In the Interest of Historical Accuracy and Honesty, I Must Correct Myself

On Sunday morning, during an appearance on CNN's New Day, I made a statement that was incorrect, so, in the interest of historical accuracy and honesty, I need to issue a correction.

I was debating Ron Crews, the head of an organization called the Chaplain Alliance for Religious Liberty, on the issue of cadets at the Air Force Academy being forced to swear religious oaths that end with the words "So help me God."

When responding to the usual rhetoric about the founders and oaths, I pointed out that the first military oaths under the Constitution, written by the founders in 1789, did not include the words "So help me God," and that these words weren't added until much later -- not until 1862 for officers, and 1962 for enlisted personnel. Unable to argue with these historical facts about military oaths, Mr. Crews tried to change the subject by launching into a completely unrelated and irrelevant story about how religious the founders were, saying:

"Well, I find it interesting that on the same day that this complaint was filed in 1781 Congress heard of the American victory at Yorktown and they immediately processed en masse to a church in Philadelphia to give thanks. That's what our founders did in 1781 when they heard the victory they -- Congress left the hall that they were meeting in, processed together to a church to give thanks. That's the founding of our country."

I wrongly assumed that there was no truth to this story.

Here's the video of the whole segment:

I assumed at the time that Mr. Crews's Congress-goes-to-church story was was just one of the many similar stories I've seen and heard over the years that have no truth to them whatsoever, such as the one about the Constitutional Convention marching to church to pray for three days when things weren't going well, so I said that story wasn't true. In this case, however, the story actually was basically true. It was just exaggerated a bit. The Congress did, in fact, attend a church service on the day that the news of the victory at Yorktown reached Philadelphia. They didn't immediately jump up and march off to church, as Crews said, but they did go later that day.

When word reached Philadelphia on the morning of October 24, 1781 that the British had surrendered at Yorktown, a city-wide celebration began, and part of this celebration was a church service performed that afternoon by one of the chaplains of Congress, Rev. George Duffield. A resolution was introduced by Edmund Randolph that the Congress attend this afternoon service together, and it passed. According to newspaper accounts of the day, the celebration began at noon, with an artillery salute being fired in the state house yard, coinciding with the ships in the harbor also firing a salute at the same time. The church service was at 2:00 p.m., and it was reported in a Philadelphia newspaper a few days later that "the honorable the congress, the minister of France, the council, the chief officers of the state, and a considerable number of great and respectable characters, both in the civil and military line, attended." So, yes, the Congress did attend this service.

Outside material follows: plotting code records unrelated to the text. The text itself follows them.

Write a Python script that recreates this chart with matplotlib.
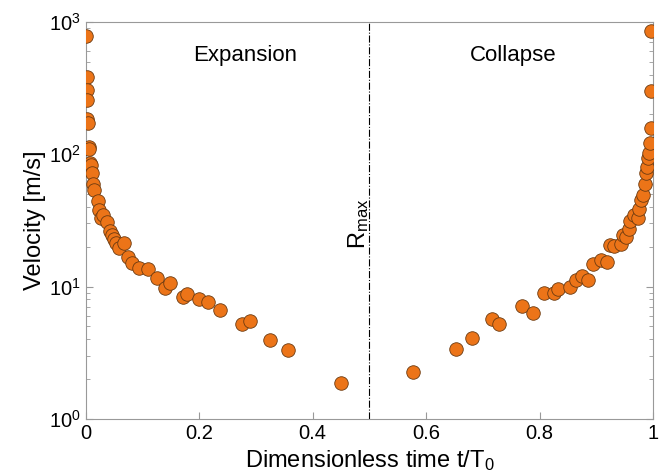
import numpy as np
import matplotlib
matplotlib.use("Agg")
import matplotlib.pyplot as plt

plt.rcParams["font.family"] = ["Liberation Sans", "DejaVu Sans"]
plt.rcParams["mathtext.fontset"] = "custom"
plt.rcParams["mathtext.rm"] = "Liberation Sans"
plt.rcParams["mathtext.it"] = "Liberation Sans"

# expansion phase (t/T0, velocity m/s)
t_exp = [0.001, 0.002, 0.002, 0.003, 0.003, 0.004, 0.005, 0.006, 0.008, 0.010,
         0.011, 0.013, 0.015, 0.021, 0.024, 0.027, 0.030, 0.037, 0.043, 0.046,
         0.050, 0.053, 0.058, 0.068, 0.074, 0.082, 0.093, 0.110, 0.125, 0.139,
         0.148, 0.172, 0.179, 0.200, 0.215, 0.236, 0.276, 0.290, 0.325, 0.356,
         0.450]
v_exp = [788, 386, 306, 257, 186, 173, 114, 109, 86, 83,
         72, 60, 54, 44, 38, 33, 35, 31, 26.4, 24.4,
         22.8, 21.2, 19.6, 21.2, 16.7, 15.0, 13.8, 13.5, 11.6, 9.8,
         10.6, 8.4, 8.8, 8.0, 7.7, 6.65, 5.2, 5.46, 3.95, 3.32,
         1.87]

# collapse phase
t_col = [0.576, 0.652, 0.681, 0.716, 0.728, 0.769, 0.789, 0.807, 0.825, 0.833,
         0.854, 0.864, 0.875, 0.886, 0.894, 0.908, 0.918, 0.925, 0.931, 0.943,
         0.947, 0.952, 0.957, 0.960, 0.966, 0.973, 0.976, 0.979, 0.983, 0.985,
         0.988, 0.990, 0.992, 0.993, 0.994, 0.996, 0.997, 0.997]
v_col = [2.26, 3.36, 4.11, 5.72, 5.21, 7.13, 6.28, 8.9, 8.9, 9.6,
         9.98, 11.3, 12.0, 11.2, 14.8, 15.9, 15.3, 20.7, 20.3, 21.0,
         24.7, 23.6, 27.1, 31.5, 34.6, 33.0, 38.8, 45.2, 49.6, 59.7,
         72.6, 80.6, 94, 102, 122, 157, 303, 859]

t_all = t_exp + t_col
v_all = v_exp + v_col

fig = plt.figure(figsize=(6.65, 4.76), dpi=100)
ax = fig.add_axes([0.129, 0.120, 0.853, 0.834])

ax.scatter(t_all, v_all, s=95, color="#EC7418", edgecolors="#6b3a10",
           linewidths=0.6, zorder=3)
ax.axvline(0.5, color="black", linestyle="-.", linewidth=0.8)

ax.set_yscale("log")
ax.set_xlim(0, 1)
ax.set_ylim(1, 1000)
ax.set_xticks([0, 0.2, 0.4, 0.6, 0.8, 1])
ax.set_xticklabels(["0", "0.2", "0.4", "0.6", "0.8", "1"])
ax.set_yticks([1, 10, 100, 1000])
ax.set_yticklabels(["$10^0$", "$10^1$", "$10^2$", "$10^3$"])

for s in ax.spines.values():
    s.set_color("#999999")
ax.tick_params(which="both", direction="in", color="#999999", right=True, top=False)
ax.tick_params(which="major", length=5, labelsize=14.5)
ax.tick_params(which="minor", length=3)

ax.set_xlabel("Dimensionless time t/T$_\\mathregular{0}$", fontsize=17, labelpad=4)
ax.set_ylabel("Velocity [m/s]", fontsize=17, labelpad=2)

ax.text(0.281, 560, "Expansion", fontsize=16, ha="center", va="center")
ax.text(0.753, 560, "Collapse", fontsize=16, ha="center", va="center")
ax.text(0.481, 30, "R$_{max}$", fontsize=17, rotation=90, ha="center", va="center")

fig.savefig("out.png", dpi=100)
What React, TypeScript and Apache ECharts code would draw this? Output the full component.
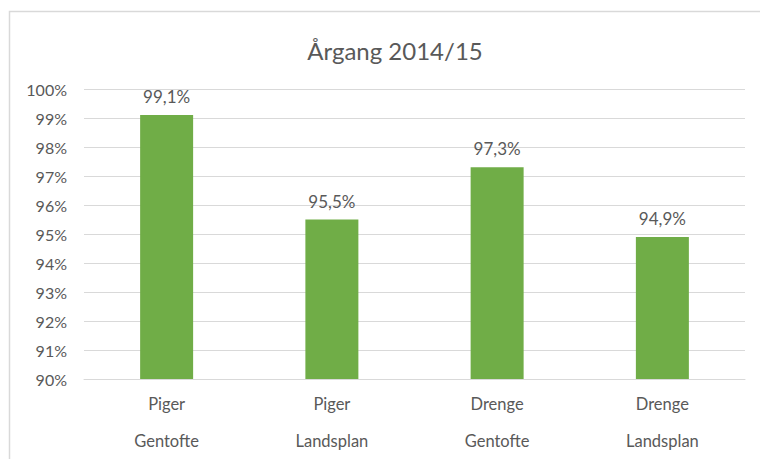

Of course, even a true story of the Continental Congress attending a church service in 1781 still has nothing whatsoever to do with the issue at hand, which is the constitutionality of cadets being made to swear religious oaths at the Air Force Academy.

What is relevant about the members of that 1781 Congress who attended that church service, however, is that many of them were the very same men who, in 1778, wrote the oath signed by the officers of the Revolutionary Army -- an oath that not only didn't include the words "So help me God," but also left a blank space for each officer to fill in for themselves whether they were choosing to "swear" or "affirm."

This was the oath signed by George Washington and all his generals and other officers:


If this was good enough for George Washington, why isn't it good enough for the Air Force Academy?